Mobile QR Code
Title A Low Area GEMM Accelerator Architecture for Edge Devices
Authors 전영황(Young-Hwang Jeon) ; 김희탁(Hee-Tak Kim) ; 김병수(Byung-Soo Kim) ; 황태호(Tae-Ho Hwang)
DOI https://doi.org/10.5573/ieie.2024.61.7.43
Page pp.43-50
ISSN 2287-5026
Keywords Deep neural network; Edge AI; Edge device; GEMM; Hardware accelerator
Abstract The main issue when adopting the systolic array for the GEMM accelerator is that exponentially more compute units are required for processing more data in parallel.
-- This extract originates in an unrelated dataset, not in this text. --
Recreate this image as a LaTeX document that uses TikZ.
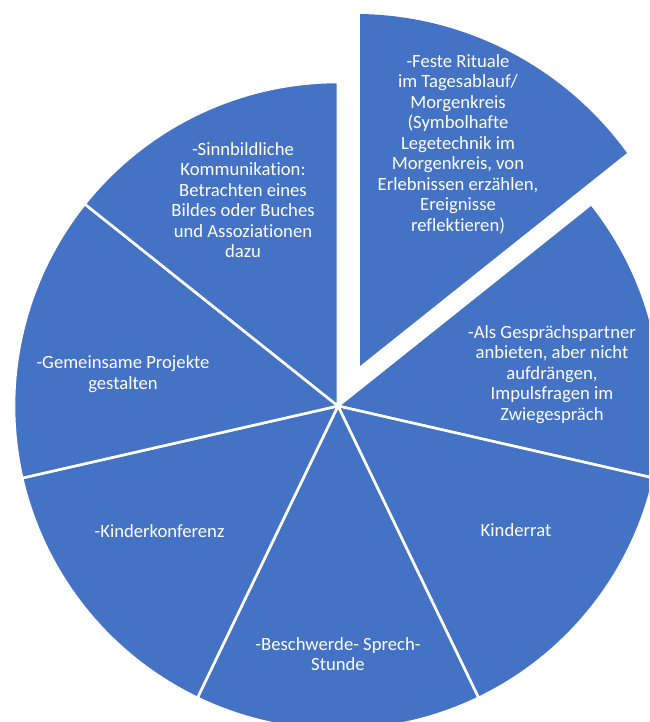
\documentclass[tikz,border=0pt]{standalone}
\usepackage{fontspec}
\setmainfont{Carlito}[Ligatures={NoCommon}]
\definecolor{pieblue}{HTML}{4472C4}
\begin{document}
\begin{tikzpicture}[x=1pt,y=1pt,
  slice/.style={fill=pieblue,draw=white,line width=2.6pt,line join=round},
  lbl/.style={text=white,align=center,inner sep=0pt,font=\fontsize{18.67}{20.5}\selectfont}]
\useasboundingbox (0,0) rectangle (649,722);
\clip (0,0) rectangle (649,722);
\coordinate (C) at (338,316);
\def\R{324pt}
% regular slices (clockwise from the gap)
\foreach \a/\b in {38.5714/-12.8571, -12.8571/-64.2857, -64.2857/-115.7143,
                   -115.7143/-167.1429, -167.1429/-218.5714, 141.4286/90}
  {\filldraw[slice] (C) -- ++(\a:\R) arc[start angle=\a, end angle=\b, radius=\R] -- cycle;}
% exploded slice
\coordinate (E) at (360,356);
\fill[pieblue] (E) -- (360,708) arc[start angle=89.06, end angle=35.93, radius=336.5pt] -- cycle;
% labels
\node[lbl] (feste) at (458,578) {-Feste Rituale\\im Tagesablauf/\\Morgenkreis\\(Symbolhafte\\Legetechnik im\\Morgenkreis, von\\Erlebnissen erzählen,\\Ereignisse\\reflektieren)};
\node[lbl] (sinn) at (243,522) {-Sinnbildliche\\Kommunikation:\\Betrachten eines\\Bildes oder Buches\\und Assoziationen\\dazu};
\node[lbl] (als) at (552,347.5) {-Als Gesprächspartner\\anbieten, aber nicht\\aufdrängen,\\Impulsfragen im\\Zwiegespräch};
\node[lbl] (gemein) at (123,348) {-Gemeinsame Projekte\\gestalten};
\node[lbl] (konf) at (159.5,191) {-Kinderkonferenz};
\node[lbl] (besch) at (338,68) {-Beschwerde- Sprech-\\Stunde};
\node[lbl] (rat) at (516,192) {Kinderrat};
\end{tikzpicture}
\end{document}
For instance, the systolic array includes N2 number of compute units when processing N number of input data in parallel. Therefore, in this article, we propose an adder-tree based GEMM accelerator which includes totally 2N-1 number of compute units (N number of multipliers and N-1 number of adders) when processing N number of data in parallel. Accordingly, the proposed architecture reduced a lot of compute units than using the systolic array. Furthermore, we proposed not only an algorithm that reduces the external memory access by reusing data as much as possible in accelerator, but also a pipelined hardware architecture that enables high throughput performance. The proposed accelerator uses floating-point units and it has been synthesized under 40nm CMOS process, which achieved an area of 49831.59㎛² and a maximum frequency of 580MHz.